» Goal of the exercise
Return the material word for word. Do not include the pictures.

» Given data

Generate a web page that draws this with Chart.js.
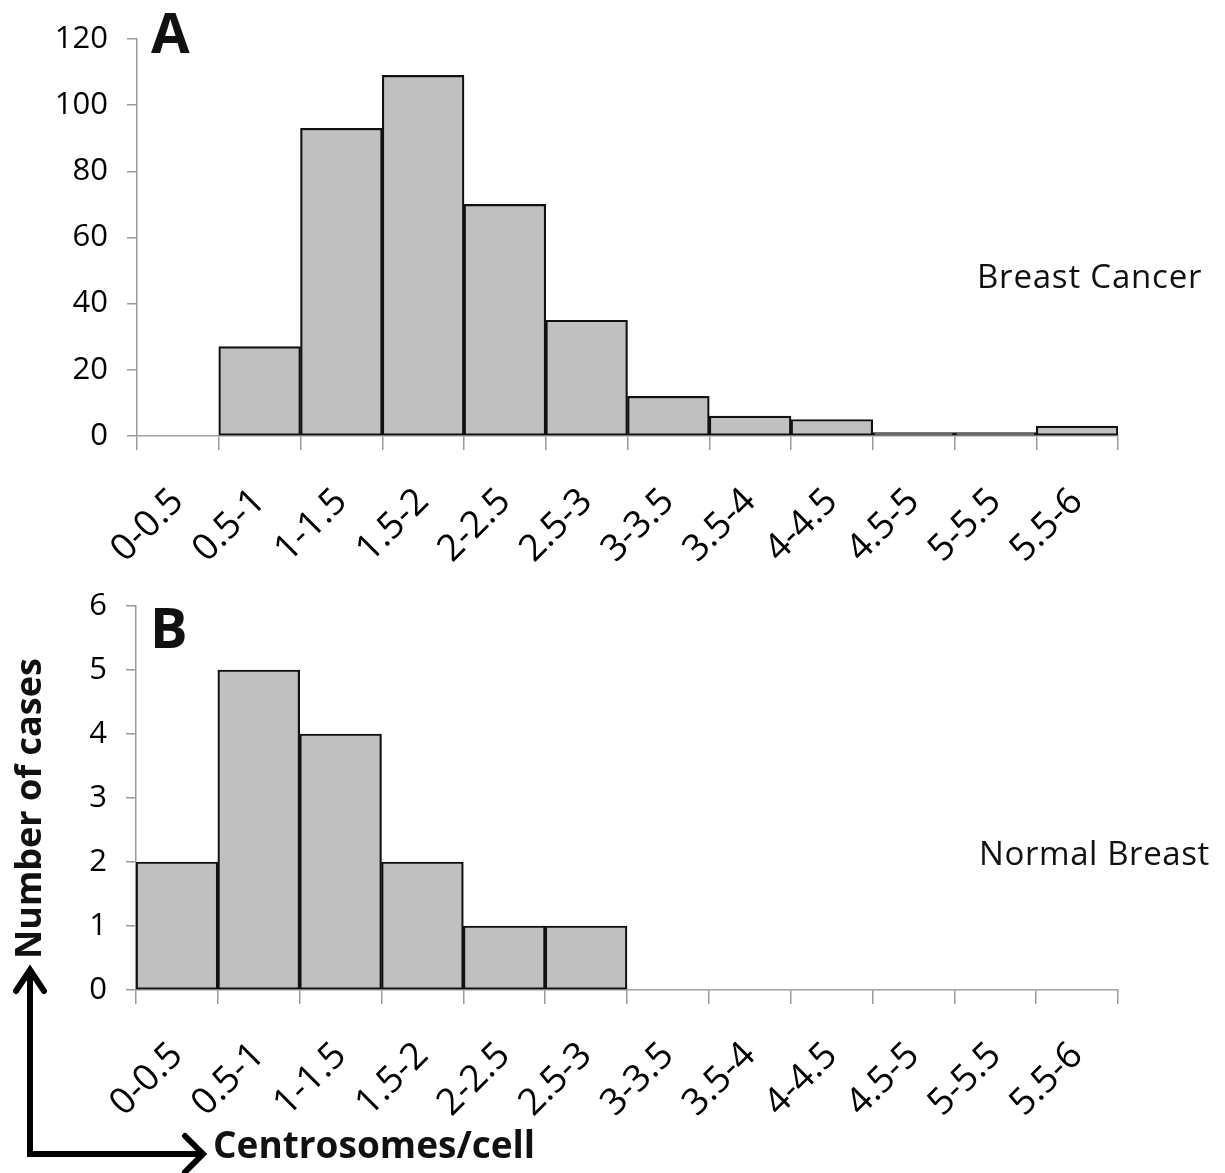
<!DOCTYPE html>
<html>
<head>
<meta charset="utf-8">
<script src="https://cdn.jsdelivr.net/npm/chart.js@4"></script>
<style>
html,body{margin:0;padding:0;background:#fff;}
body{width:1225px;height:1173px;position:relative;overflow:hidden;font-family:'Open Sans',sans-serif;color:#111;}
canvas{position:absolute;left:0;}
#cA{top:-10px;}
#cB{top:562px;}
.t{position:absolute;white-space:nowrap;line-height:1;}
svg{position:absolute;left:0;top:0;}
</style>
</head>
<body>
<canvas id="cA" width="1225" height="590"></canvas>
<canvas id="cB" width="1225" height="588"></canvas>
<svg width="1225" height="1173">
  <polyline points="30,972 30,1154 200,1154" fill="none" stroke="#000" stroke-width="6" stroke-linejoin="miter"/>
  <polyline points="16,991 30,970 44,991" fill="none" stroke="#000" stroke-width="6" stroke-linecap="round"/>
  <polyline points="185,1136 203,1154 185,1172" fill="none" stroke="#000" stroke-width="6" stroke-linecap="round"/>
</svg>
<div class="t" style="left:151px;top:3px;font-size:56px;font-weight:700;">A</div>
<div class="t" style="left:150px;top:598px;font-size:56px;font-weight:700;">B</div>
<div class="t" style="left:977px;top:259px;font-size:33px;letter-spacing:0.8px;">Breast Cancer</div>
<div class="t" style="left:979px;top:836px;font-size:33px;letter-spacing:0.6px;">Normal Breast</div>
<div class="t" style="left:10px;top:959px;font-size:36px;font-weight:700;transform:rotate(-90deg);transform-origin:0 0;">Number of cases</div>
<div class="t" style="left:213px;top:1125px;font-size:37px;font-weight:700;">Centrosomes/cell</div>
<script>
// ---- data ----
const categories = ['0-0.5','0.5-1','1-1.5','1.5-2','2-2.5','2.5-3','3-3.5','3.5-4','4-4.5','4.5-5','5-5.5','5.5-6'];
const cancerCounts = [0, 27, 93, 109, 70, 35, 12, 6, 5, 1, 1, 3];
const normalCounts = [2, 5, 4, 2, 1, 1, 0, 0, 0, 0, 0, 0];
const cancerTicks = [0, 20, 40, 60, 80, 100, 120];
const normalTicks = [0, 1, 2, 3, 4, 5, 6];

const AXIS = '#9a9a9a';
const TXT = '#000';

function makeChart(id, values, yTicks, padTop, yWidth, xHeight) {
  const yMax = yTicks[yTicks.length - 1];
  return new Chart(document.getElementById(id), {
    type: 'bar',
    data: {
      labels: categories,
      datasets: [{
        data: values,
        backgroundColor: '#c0c0c0',
        borderColor: '#111',
        borderWidth: ctx => (ctx.raw === 0 ? 0 : 2.2),
        borderSkipped: false,
        barPercentage: 1,
        categoryPercentage: 1
      }]
    },
    options: {
      responsive: false,
      animation: false,
      devicePixelRatio: 1,
      layout: { padding: { top: padTop, right: 107, left: 0, bottom: 0 } },
      plugins: { legend: { display: false }, tooltip: { enabled: false } },
      scales: {
        x: {
          type: 'category',
          offset: true,
          grid: { offset: true, drawOnChartArea: false, drawTicks: true, tickLength: 14, color: AXIS, lineWidth: 1.5 },
          border: { display: true, color: AXIS, width: 1.5 },
          ticks: { minRotation: 45, maxRotation: 45, autoSkip: false, color: TXT, font: { family: 'Open Sans', size: 37 }, padding: 30 },
          afterFit: s => { s.height = xHeight; }
        },
        y: {
          min: 0,
          max: yMax,
          grid: { drawOnChartArea: false, drawTicks: true, tickLength: 10, color: AXIS, lineWidth: 1.5 },
          border: { display: true, color: AXIS, width: 1.5 },
          ticks: { color: TXT, font: { family: 'Open Sans', size: 31 }, padding: 19 },
          afterBuildTicks: s => { s.ticks = yTicks.map(v => ({ value: v })); },
          afterFit: s => { s.width = yWidth; }
        }
      }
    }
  });
}

makeChart('cA', cancerCounts, cancerTicks, 49, 137, 144);
makeChart('cB', normalCounts, normalTicks, 44, 136, 160);
</script>
</body>
</html>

» Solution to this exercise
Generate a web page that draws this with Chart.js.
<!DOCTYPE html>
<html>
<head>
<meta charset="utf-8">
<script src="https://cdn.jsdelivr.net/npm/chart.js@4"></script>
<style>
html,body{margin:0;padding:0;background:#fff;}
body{width:1225px;height:1173px;position:relative;overflow:hidden;font-family:'Open Sans',sans-serif;color:#111;}
canvas{position:absolute;left:0;}
#cA{top:-10px;}
#cB{top:562px;}
.t{position:absolute;white-space:nowrap;line-height:1;}
svg{position:absolute;left:0;top:0;}
</style>
</head>
<body>
<canvas id="cA" width="1225" height="590"></canvas>
<canvas id="cB" width="1225" height="588"></canvas>
<svg width="1225" height="1173">
  <polyline points="30,972 30,1154 200,1154" fill="none" stroke="#000" stroke-width="6" stroke-linejoin="miter"/>
  <polyline points="16,991 30,970 44,991" fill="none" stroke="#000" stroke-width="6" stroke-linecap="round"/>
  <polyline points="185,1136 203,1154 185,1172" fill="none" stroke="#000" stroke-width="6" stroke-linecap="round"/>
</svg>
<div class="t" style="left:151px;top:3px;font-size:56px;font-weight:700;">A</div>
<div class="t" style="left:150px;top:598px;font-size:56px;font-weight:700;">B</div>
<div class="t" style="left:977px;top:259px;font-size:33px;letter-spacing:0.8px;">Breast Cancer</div>
<div class="t" style="left:979px;top:836px;font-size:33px;letter-spacing:0.6px;">Normal Breast</div>
<div class="t" style="left:10px;top:959px;font-size:36px;font-weight:700;transform:rotate(-90deg);transform-origin:0 0;">Number of cases</div>
<div class="t" style="left:213px;top:1125px;font-size:37px;font-weight:700;">Centrosomes/cell</div>
<script>
// ---- data ----
const categories = ['0-0.5','0.5-1','1-1.5','1.5-2','2-2.5','2.5-3','3-3.5','3.5-4','4-4.5','4.5-5','5-5.5','5.5-6'];
const cancerCounts = [0, 27, 93, 109, 70, 35, 12, 6, 5, 1, 1, 3];
const normalCounts = [2, 5, 4, 2, 1, 1, 0, 0, 0, 0, 0, 0];
const cancerTicks = [0, 20, 40, 60, 80, 100, 120];
const normalTicks = [0, 1, 2, 3, 4, 5, 6];

const AXIS = '#9a9a9a';
const TXT = '#000';

function makeChart(id, values, yTicks, padTop, yWidth, xHeight) {
  const yMax = yTicks[yTicks.length - 1];
  return new Chart(document.getElementById(id), {
    type: 'bar',
    data: {
      labels: categories,
      datasets: [{
        data: values,
        backgroundColor: '#c0c0c0',
        borderColor: '#111',
        borderWidth: ctx => (ctx.raw === 0 ? 0 : 2.2),
        borderSkipped: false,
        barPercentage: 1,
        categoryPercentage: 1
      }]
    },
    options: {
      responsive: false,
      animation: false,
      devicePixelRatio: 1,
      layout: { padding: { top: padTop, right: 107, left: 0, bottom: 0 } },
      plugins: { legend: { display: false }, tooltip: { enabled: false } },
      scales: {
        x: {
          type: 'category',
          offset: true,
          grid: { offset: true, drawOnChartArea: false, drawTicks: true, tickLength: 14, color: AXIS, lineWidth: 1.5 },
          border: { display: true, color: AXIS, width: 1.5 },
          ticks: { minRotation: 45, maxRotation: 45, autoSkip: false, color: TXT, font: { family: 'Open Sans', size: 37 }, padding: 30 },
          afterFit: s => { s.height = xHeight; }
        },
        y: {
          min: 0,
          max: yMax,
          grid: { drawOnChartArea: false, drawTicks: true, tickLength: 10, color: AXIS, lineWidth: 1.5 },
          border: { display: true, color: AXIS, width: 1.5 },
          ticks: { color: TXT, font: { family: 'Open Sans', size: 31 }, padding: 19 },
          afterBuildTicks: s => { s.ticks = yTicks.map(v => ({ value: v })); },
          afterFit: s => { s.width = yWidth; }
        }
      }
    }
  });
}

makeChart('cA', cancerCounts, cancerTicks, 49, 137, 144);
makeChart('cB', normalCounts, normalTicks, 44, 136, 160);
</script>
</body>
</html>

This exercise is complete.